O Brasil registrou 58,3 mil casos de estupro de crianças e adolescentes de até 14 anos entre 2020 e 2022. Segundo dados do Sistema de Informação de Agravos de Notificação (Sinan), 48% dessas vítimas sofreram a agressão mais de uma vez antes de serem atendidas no sistema de saúde.

Os registros revelam um longo ciclo de violência que afeta principalmente meninas. Foram cerca de 24,9 mil casos de estupro repetido de crianças e adolescentes do sexo feminino, o que corresponde a 88% de todas as agressões notificadas como recorrentes. Mais de 60% delas eram negras.

No Sinan, essas informações são coletadas compulsoriamente no momento em que a criança é atendida numa unidade de saúde. Se considerados outros tipos de violência sexual preenchidos nas fichas de notificação, como assédio, exploração, atentado violento ao pudor e pornografia infantil, o número de meninas que foram mais de uma vez vítimas do mesmo crime sobe para 40,8 mil.

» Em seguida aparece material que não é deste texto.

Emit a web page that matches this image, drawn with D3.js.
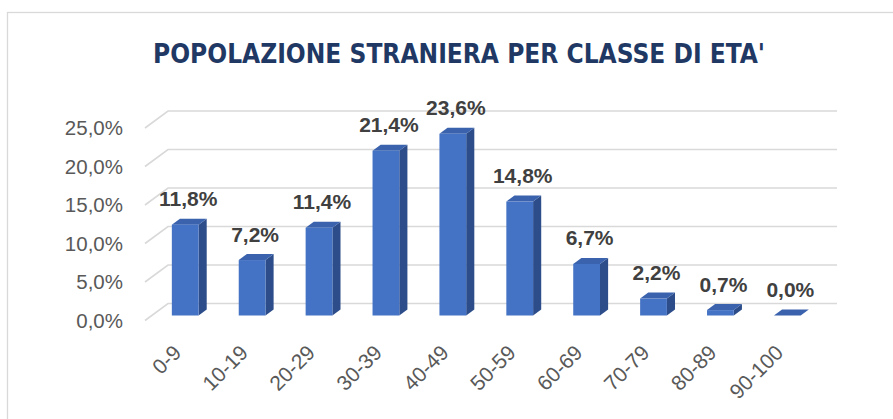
<!DOCTYPE html>
<html>
<head>
<meta charset="utf-8">
<script src="https://cdn.jsdelivr.net/npm/d3@7"></script>
<style>
  body { margin: 0; background: #fff; }
  svg { display: block; font-family: "Liberation Sans", Arial, sans-serif; }
</style>
</head>
<body>
<div id="chart"></div>
<script>
// data
const categories = ["0-9", "10-19", "20-29", "30-39", "40-49", "50-59", "60-69", "70-79", "80-89", "90-100"];
const values = [11.8, 7.2, 11.4, 21.4, 23.6, 14.8, 6.7, 2.2, 0.7, 0.0];
const yTicks = [0, 5, 10, 15, 20, 25];
const chartTitle = "POPOLAZIONE STRANIERA PER CLASSE DI ETA'";

const width = 893, height = 419;

// 3d-ish frame: front plane and depth vector to the back wall
const depth = {dx: 23, dy: -17};
const barFront = 5 / 17;   // bar front face, fraction of depth
const barBack = 11 / 17;   // bar back face

const itLocale = d3.formatLocale({decimal: ",", thousands: ".", grouping: [3], currency: ["", "€"]});
const pct = v => itLocale.format(".1f")(v) + "%";

const svg = d3.select("#chart").append("svg")
    .attr("width", width)
    .attr("height", height);

svg.append("rect")
    .attr("width", width).attr("height", height)
    .attr("fill", "#fff");

// chart border
svg.append("rect")
    .attr("x", 7.5).attr("y", 12.5)
    .attr("width", width + 20).attr("height", height + 20)
    .attr("fill", "none")
    .attr("stroke", "#d9d9d9")
    .attr("stroke-width", 1.3);

// title
svg.append("text")
    .attr("x", 459).attr("y", 63)
    .attr("text-anchor", "middle")
    .attr("textLength", 612)
    .attr("lengthAdjust", "spacingAndGlyphs")
    .style("font-family", "'Liberation Sans Narrow', 'DejaVu Sans Condensed', 'Liberation Sans', sans-serif")
    .style("font-weight", "bold")
    .style("font-size", "27px")
    .attr("fill", "#1f3864")
    .text(chartTitle);

// scales (front plane)
const x = d3.scaleBand()
    .domain(categories)
    .range([145, 814]);

const y = d3.scaleLinear()
    .domain([0, 25])
    .range([320.5, 128]);

// gridlines: diagonal on the left side wall + horizontal on the back wall
const grid = svg.append("g")
    .attr("stroke", "#d9d9d9")
    .attr("stroke-width", 1.6)
    .attr("fill", "none");

grid.selectAll("path.grid")
    .data(yTicks)
    .join("path")
    .attr("class", "grid")
    .attr("d", function(t) {
        const x0 = x.range()[0], y0 = y(t);
        const xb = x0 + depth.dx, yb = y0 + depth.dy;
        const xe = x.range()[1] + depth.dx;
        return "M" + x0 + "," + y0 + "L" + xb + "," + yb + "L" + xe + "," + yb;
    });

// y axis labels
const yAxis = svg.append("g")
    .attr("transform", "translate(145,0)")
    .call(d3.axisLeft(y).tickValues(yTicks).tickSize(0).tickPadding(22).tickFormat(pct));
yAxis.select(".domain").remove();
yAxis.selectAll("text")
    .style("font-family", "'Liberation Sans', Arial, sans-serif")
    .style("font-size", "20.5px")
    .attr("fill", "#595959");

// x axis labels, rotated
const xAxis = svg.append("g")
    .call(d3.axisBottom(x).tickSize(0));
xAxis.select(".domain").remove();
xAxis.selectAll("text")
    .attr("x", 0).attr("y", 0).attr("dy", 0)
    .attr("text-anchor", "end")
    .attr("transform", "translate(4,354) rotate(-45)")
    .style("font-family", "'Liberation Sans', Arial, sans-serif")
    .style("font-size", "21px")
    .attr("fill", "#595959");

// bars
const bw = x.step() * 0.4;
const bars = svg.append("g").selectAll("g.bar")
    .data(values.map((v, i) => ({cat: categories[i], value: v})))
    .join("g")
    .attr("class", "bar");

function geom(d) {
    const cx = x(d.cat) + x.bandwidth() / 2 + depth.dx * barFront;
    const yb = y(0) + depth.dy * barFront;
    const yt = yb - (y(0) - y(d.value));
    const ox = depth.dx * (barBack - barFront), oy = depth.dy * (barBack - barFront);
    return {l: cx - bw / 2, r: cx + bw / 2, yb: yb, yt: yt, ox: ox, oy: oy, cx: cx};
}

// side face
bars.append("path")
    .attr("fill", "#2c4d8a")
    .attr("d", function(d) {
        const g = geom(d);
        return "M" + g.r + "," + g.yt + "L" + (g.r + g.ox) + "," + (g.yt + g.oy) +
            "L" + (g.r + g.ox) + "," + (g.yb + g.oy) + "L" + g.r + "," + g.yb + "Z";
    });

// top face
bars.append("path")
    .attr("fill", "#3a62ad")
    .attr("d", function(d) {
        const g = geom(d);
        return "M" + g.l + "," + g.yt + "L" + (g.l + g.ox) + "," + (g.yt + g.oy) +
            "L" + (g.r + g.ox) + "," + (g.yt + g.oy) + "L" + g.r + "," + g.yt + "Z";
    });

// front face
bars.append("rect")
    .attr("fill", "#4472c4")
    .attr("x", d => geom(d).l)
    .attr("y", d => geom(d).yt)
    .attr("width", bw)
    .attr("height", d => geom(d).yb - geom(d).yt);

// value labels
bars.append("text")
    .attr("x", d => geom(d).cx + 3)
    .attr("y", d => geom(d).yt - 18.5)
    .attr("text-anchor", "middle")
    .style("font-weight", "bold")
    .style("font-size", "21px")
    .attr("fill", "#404040")
    .text(d => pct(d.value));
</script>
</body>
</html>
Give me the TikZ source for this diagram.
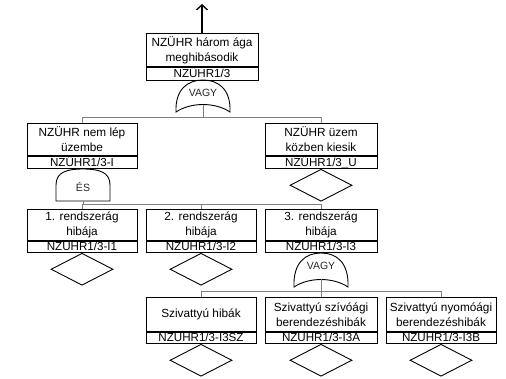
\documentclass[tikz,border=0pt]{standalone}
\usepackage{fontspec}
\setmainfont{Liberation Sans}
\usetikzlibrary{shapes.geometric,arrows.meta}

% OR gate outline: centre x, top y, bottom y
\newcommand\orgateshape[3]{%
  \draw[gateline] (#1-27,#3) .. controls (#1-28,#2+9) and (#1-15,#2) .. (#1,#2)
    .. controls (#1+15,#2) and (#1+28,#2+9) .. (#1+27,#3)
    .. controls (#1+12,#3-10) and (#1-12,#3-10) .. cycle;}
% AND gate outline: centre x, top y, bottom y
\newcommand\andgateshape[3]{%
  \draw[gateline] (#1-27,#3) -- (#1-27,#2+16)
    .. controls (#1-27,#2+3) and (#1-16,#2) .. (#1,#2)
    .. controls (#1+16,#2) and (#1+27,#2+3) .. (#1+27,#2+16)
    -- (#1+27,#3) -- cycle;}

\begin{document}
\begin{tikzpicture}[x=1pt,y=-1pt,
  titlebox/.style={draw=black, line width=0.9pt, minimum width=110pt,
    minimum height=32pt, inner sep=0pt, align=center, anchor=north,
    font=\fontsize{11.8}{15}\selectfont},
  codebox/.style={draw=black, line width=0.9pt, minimum width=110pt,
    minimum height=12pt, inner sep=0pt, anchor=north,
    text height=9.6pt, text depth=1.4pt,
    font=\fontsize{11.6}{12}\selectfont},
  basic/.style={diamond, draw=black, line width=0.9pt, minimum width=62pt,
    minimum height=32pt, inner sep=0pt, anchor=north},
  gatetext/.style={inner sep=0pt, text=black!85, font=\fontsize{10.5}{11}\selectfont},
  gateline/.style={draw=black, line width=0.9pt},
  conn/.style={draw=black!50, line width=0.8pt},
  toparrow/.style={line width=1.3pt, -{Straight Barb[length=5pt,width=11pt]}}
]
\useasboundingbox (0,0) rectangle (506,378);

% ---- top event
\node[titlebox, minimum width=112pt, minimum height=33pt] (n1) at (202,33)
  {NZÜHR három ága\\meghibásodik};
\node[codebox, minimum width=112pt, minimum height=13pt] (c1) at (n1.south) {NZÜHR1/3};
\coordinate (out) at (202,4);
\draw[toparrow] (n1.north) -- (out);

% ---- gate under top event
\orgateshape{203}{80}{112}
\node[gatetext] (g1) at (203,93) {VAGY};
\coordinate (g1o) at (203,104.5);
\coordinate (bus1) at (203,117);

% ---- second level
\node[titlebox] (n2a) at (82,123) {NZÜHR nem lép\\üzembe};
\node[codebox] (c2a) at (n2a.south) {NZÜHR1/3-I};
\node[titlebox, minimum width=112pt] (n2b) at (321,123) {NZÜHR üzem\\közben kiesik};
\node[codebox, minimum width=112pt] (c2b) at (n2b.south) {NZÜHR1/3\_U};
\node[basic] (d2b) at (c2b.south) {};

\draw[conn] (g1o) -- (bus1);
\draw[conn] (bus1) -| (n2a.north);
\draw[conn] (bus1) -| (n2b.north);

% ---- AND gate under left branch
\andgateshape{83}{169}{201}
\node[gatetext] (g2) at (83,187) {ÉS};
\coordinate (g2o) at (83,201);
\coordinate (bus2) at (83,204);

% ---- third level
\node[titlebox, minimum height=31pt] (n3a) at (82,209) {1. rendszerág\\hibája};
\node[codebox, minimum height=11pt] (c3a) at (n3a.south) {NZÜHR1/3-I1};
\node[basic] (d3a) at (c3a.south) {};
\node[titlebox, minimum height=31pt] (n3b) at (201,209) {2. rendszerág\\hibája};
\node[codebox, minimum height=11pt] (c3b) at (n3b.south) {NZÜHR1/3-I2};
\node[basic] (d3b) at (c3b.south) {};
\node[titlebox, minimum width=112pt, minimum height=31pt] (n3c) at (321,209) {3. rendszerág\\hibája};
\node[codebox, minimum width=112pt, minimum height=11pt] (c3c) at (n3c.south) {NZÜHR1/3-I3};

\draw[conn] (g2o) -- (bus2);
\draw[conn] (bus2) -| (n3a.north);
\draw[conn] (bus2) -| (n3b.north);
\draw[conn] (bus2) -| (n3c.north);

% ---- OR gate under third branch
\orgateshape{321}{253}{287}
\node[gatetext] (g3) at (321,266) {VAGY};
\coordinate (g3o) at (321,279);
\coordinate (bus3) at (321,291);

% ---- fourth level
\node[titlebox, minimum height=34pt] (n4a) at (201,297) {Szivattyú hibák};
\node[codebox, minimum height=11pt] (c4a) at (n4a.south) {NZÜHR1/3-I3SZ};
\node[basic] (d4a) at (c4a.south) {};
\node[titlebox, minimum width=112pt, minimum height=34pt] (n4b) at (321,297) {Szivattyú szívóági\\berendezéshibák};
\node[codebox, minimum width=112pt, minimum height=11pt] (c4b) at (n4b.south) {NZÜHR1/3-I3A};
\node[basic] (d4b) at (c4b.south) {};
\node[titlebox, minimum height=34pt] (n4c) at (441,297) {Szivattyú nyomóági\\berendezéshibák};
\node[codebox, minimum height=11pt] (c4c) at (n4c.south) {NZÜHR1/3-I3B};
\node[basic] (d4c) at (c4c.south) {};

\draw[conn] (g3o) -- (bus3);
\draw[conn] (bus3) -| (n4a.north);
\draw[conn] (bus3) -| (n4b.north);
\draw[conn] (bus3) -| (n4c.north);
\end{tikzpicture}
\end{document}
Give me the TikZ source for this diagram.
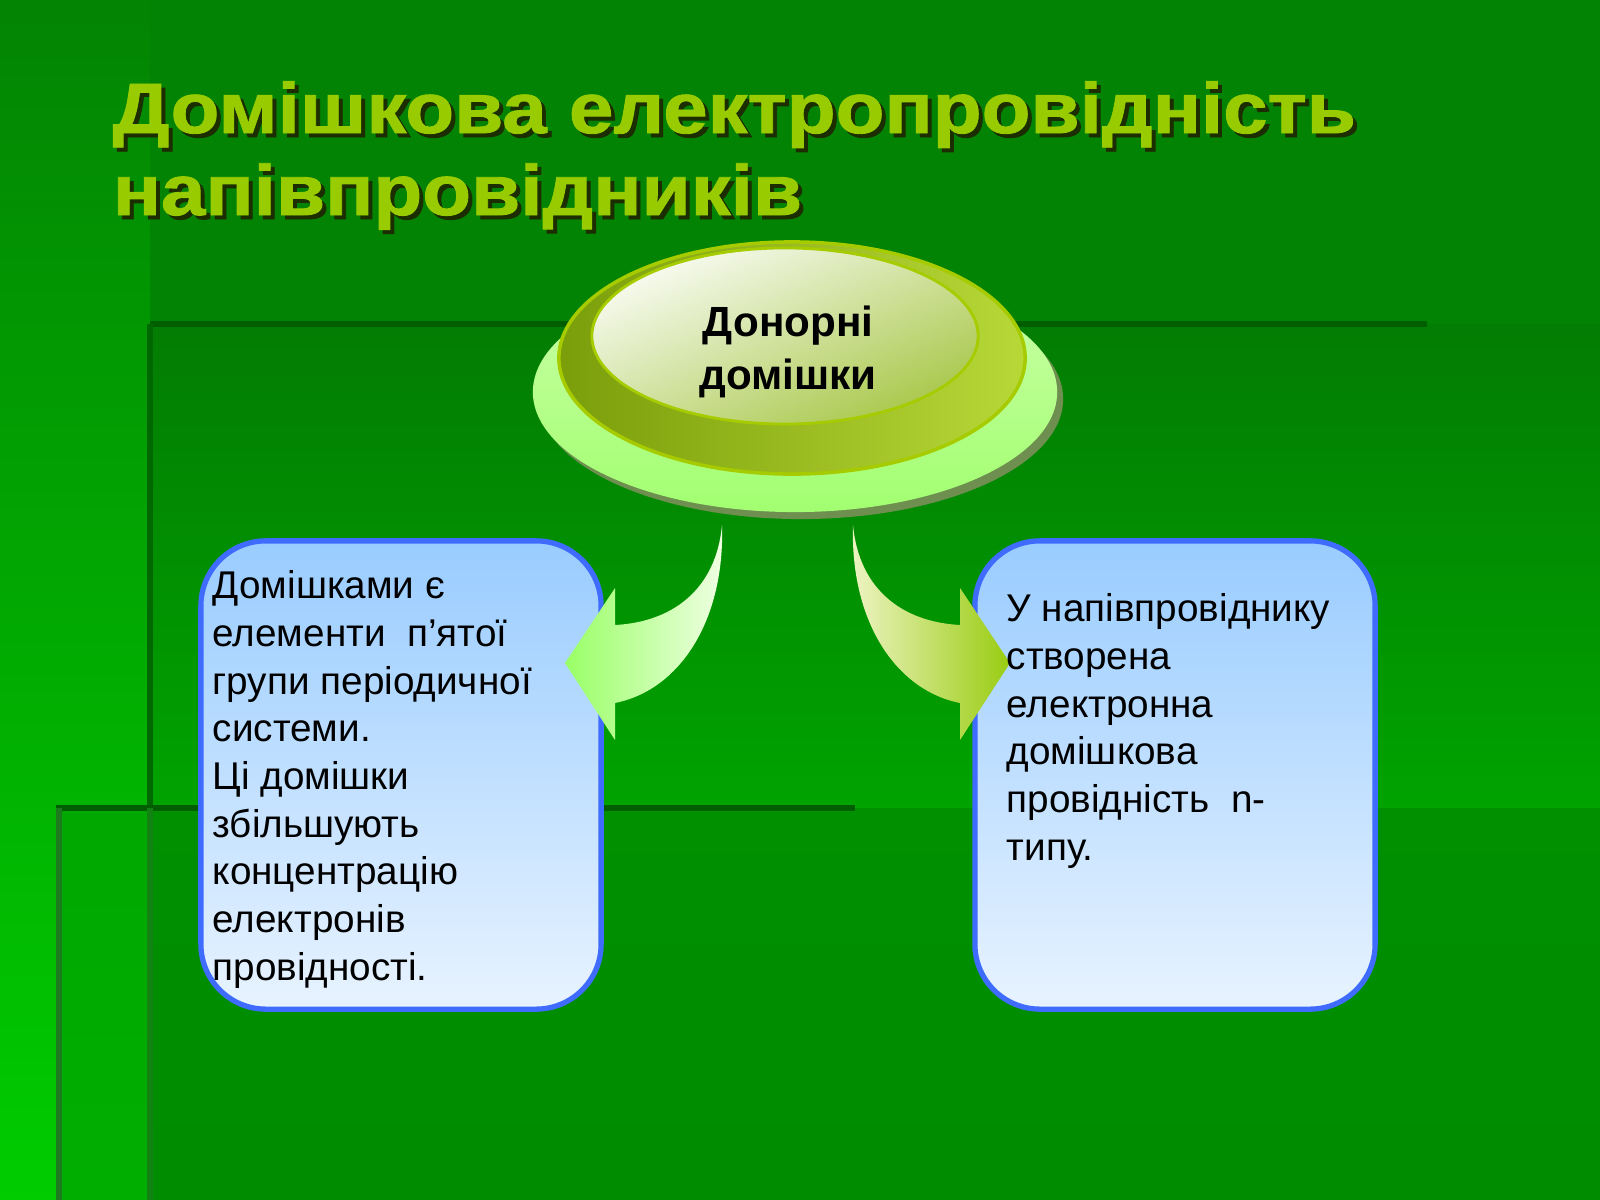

Já nas informações disponíveis no Disque 100, compiladas pelo Centro Marista de Defesa da Infância, a agressão foi denunciada como repetida a cada 7 de 10 registros de violência sexual contra crianças e adolescentes no período de 2020 a 2023. O serviço coleta denúncias anônimas de violações de direitos humanos.

A dificuldade de interromper a violência

Além de serem as principais vítimas de estupro, meninas de até 14 anos também são as maiores prejudicadas pelo projeto de lei discutido na Câmara dos Deputados que quer equiparar o aborto após 22 semanas ao crime de homicídio.

Como a DW mostrou, o acesso precoce ao sistema de saúde em caso de gravidez, por exemplo, se torna uma saga principalmente quando a violência acontece dentro de casa. Segundo o Ministério das Mulheres, 68% dos estupros de crianças em 2022 aconteceram na residência da vítima. Nessas situações, a própria família se torna um obstáculo para a interrupção do ciclo de violência.

Para a advogada do Instituto Alana, Mariana Zan, isso faz com que um grupo muito grande de meninas nem mesmo consiga acesso aos serviços de proteção, o que se reflete no prolongamento da violência. “O ambiente doméstico é violento, e é fácil manipular a vítima para dificultar o acesso aos meios de denúncia”, afirma.

A isso se soma a relação da criança com o agressor, o sentimento de culpa e até a dificuldade de ser ouvida por outros adultos. “Todos esses elementos complexificam a questão a ponto de muitas vezes a criança não saber se a agressão é uma violência ou não.”

Rede de proteção

Em qualquer cenário, o aumento de casos registrados pode refletir não apenas o aumento da violência, mas também uma maior capacidade de registro dos mecanismos de denúncia, ressalta Zan. Isso aconteceu em especial após a pandemia de covid-19, quando as crianças voltaram a ocupar espaços como escolas, onde os casos são percebidos com maior frequência por profissionais da rede.

“Precisamos de políticas públicas comprometidas com a prevenção e resposta à violência e de uma comunidade que seja capaz de identificar quando uma violência está acontecendo e seja capaz de fazer o encaminhamento”, relata.

O secretário executivo da Coalizão Brasileira pelo Fim da Violência contra Crianças e Adolescentes, Lucas Ramos Lopes, entende que essa realidade reforça a necessidade de políticas públicas que atuem na integração entre os serviços de saúde e educação.

“É preciso uma conexão maior entre a política de educação e o sistema de saúde. A chance de a criança acessar o sistema de saúde ou qualquer outro passa necessariamente pela escola. Não existe outro serviço que permita essa entrada do Estado”, afirma.

Para Lopes, a escola é um local privilegiado para o Estado executar políticas de prevenção à violência, com foco no ambiente familiar.

“[O índice de violência familiar] não é um dado leviano. Hoje não temos uma estratégia nacional focada na prevenção à violência sexual no contexto intrafamiliar. O Brasil não tem cruzado dados para informar suas políticas de prevenção.”